Electroboy Enterprises, Inc. operates several stores throughout the western United States. As part of an operational and financial reporting review in a response to a downturn in its markets, the company’s management has decided to perform an impairment test on five stores (combined). The five stores’ sales have declined due to aging facilities and competition from a rival that opened new stores in the same markets. Management has developed the following information concerning the five stores as of the end of fiscal 2011.
Original cost ............$36 million
Accumulated depreciation ......$10 million
Estimated remaining useful life .....4 years
Estimated expected future
annual cash fl ows (not discounted) ...$4.0 million per year
Appropriate discount rate .......5 percent
(a) Determine the amount of impairment loss, if any, that Electroboy should report for fiscal 2011 and the book value at which Electroboy should report the five stores on its fiscal year-end 2011 balance sheet. Assume that the cash flows occur at the end of each year.
(b) Repeat part (a), but instead, assume that (1) the estimated remaining useful life is 10 years, (2) the estimated annual cash flows are $2,720,000 per year, and (3) the appropriate discount rate is 6 percent.

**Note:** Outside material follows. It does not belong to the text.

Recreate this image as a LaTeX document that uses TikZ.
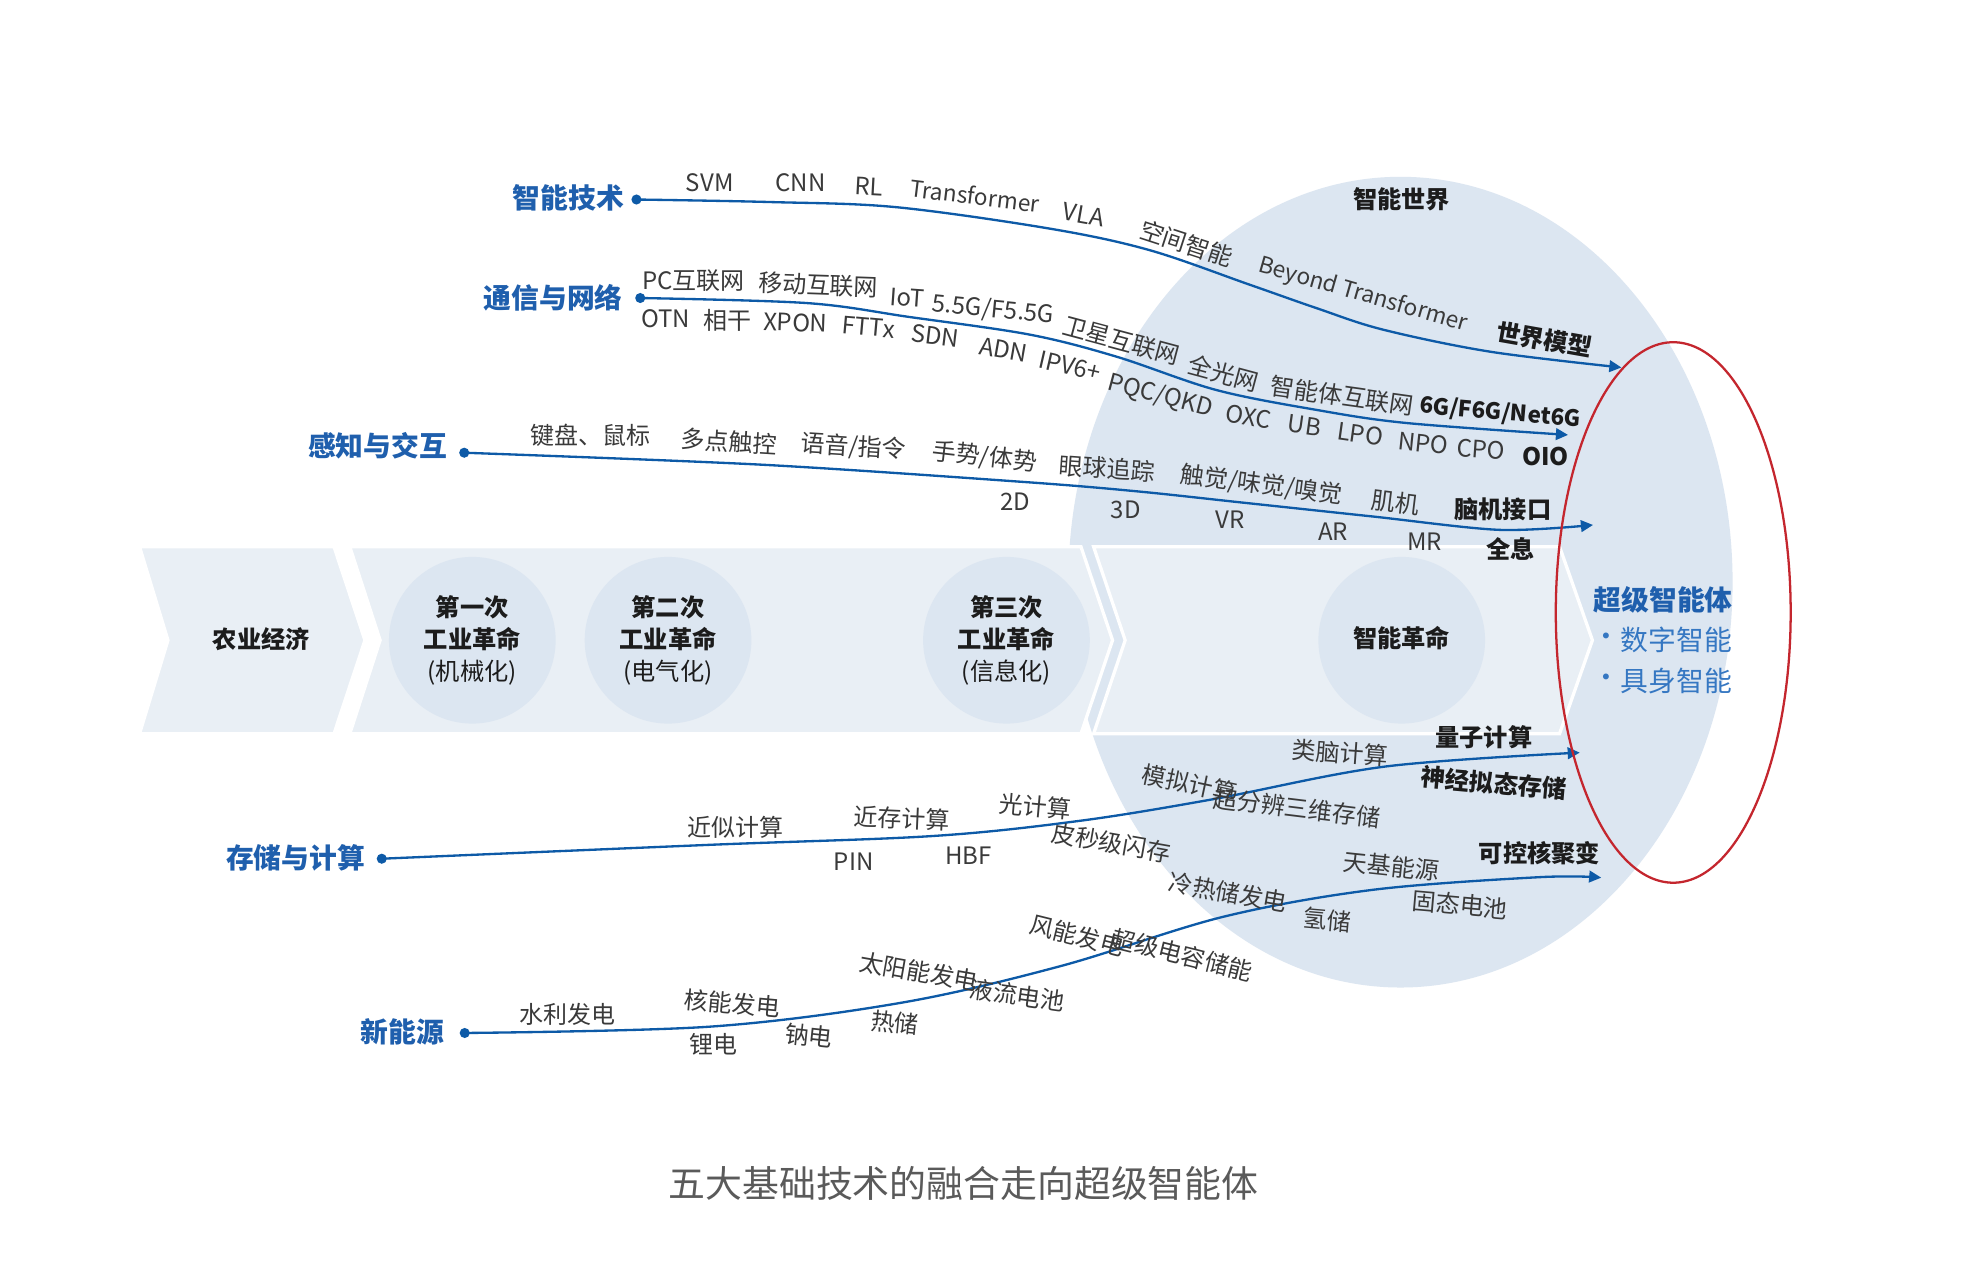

Assume that you are a financial analyst and you participate in a conference call with Electroboy management in early 2012 (before Electroboy closes the books on fiscal 2011). During the conference call, you learn that management is considering selling the five stores, but the sale won’t likely be completed until the second quarter of fiscal 2012. Briefly discuss what implications this would have for Electroboy’s 2011 financial statements. Assume the same facts as in part (b) above.
Electroboy management would like to know the accounting for the impaired asset in periods subsequent to the impairment. Can the assets be written back up? Briefly discuss the conceptual arguments for this accounting.